Perang Jawa yang dahsyat dan penuh patriotisme telah digerakkan dan dipimpin oleh tokoh-tokoh pejuang Islam, yang hampir sebagian terbesar berideologi Islam dan bertujuan berdirinya negara merdeka yang berdasarkan Islam. Fakta-fakta sejarah yang terungkap, baik latar belakang yang mewarnai para tokoh Perang Jawa, masa peperangan yang memakan waktu lima tahun lebih, yang diisi dengan menegakkan syari'at Islam di dalam kehidupan pasukan Diponegoro sampai pada saat perundingan dengan Belanda serta tujuan yang akan dicapai, semuanya adalah bukti yang kuat bahwa Diponegoro dan pasukannya telah melakukan perjuangan politik Islam untuk mendirikan negara Islam di tanah Jawa.
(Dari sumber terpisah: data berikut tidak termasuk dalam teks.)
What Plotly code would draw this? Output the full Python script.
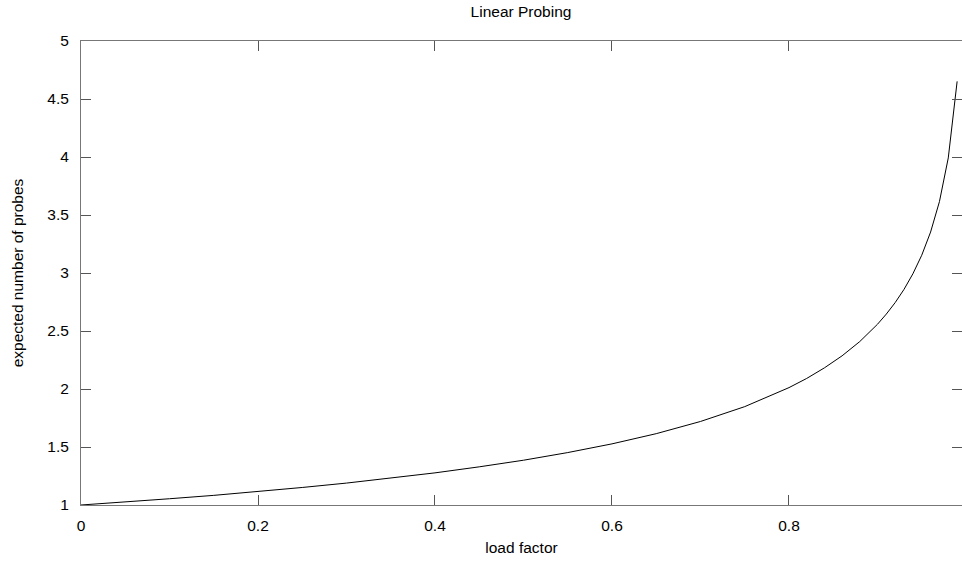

Kegagalan yang diderita oleh Diponegoro dan pasukannya, bukan karena tujuan dan methodanya yang salah, tetapi karena kekuatan yang tak seimbang, baik man power, persenjataan, perlengkapan dan pengkianatan bangsa sendiri yang sebagian besar membantu Belanda-Kristen yang kafir; disamping tipu muslihat yang licik dan keji yang dilakukan oleh penguasa kolonial Belanda-Kristen. Tipu muslihat yang licik dan keji, yang hanya bisa dilakukan oleh orang-orang yang bermoral rendah dan jahat, ternyata telah menjadi watak kepribadian penguasa colonial Barat-Kristen di Indonesia, baik Portugis-Kristen Katholik maupun Belanda-Kristen Protestan.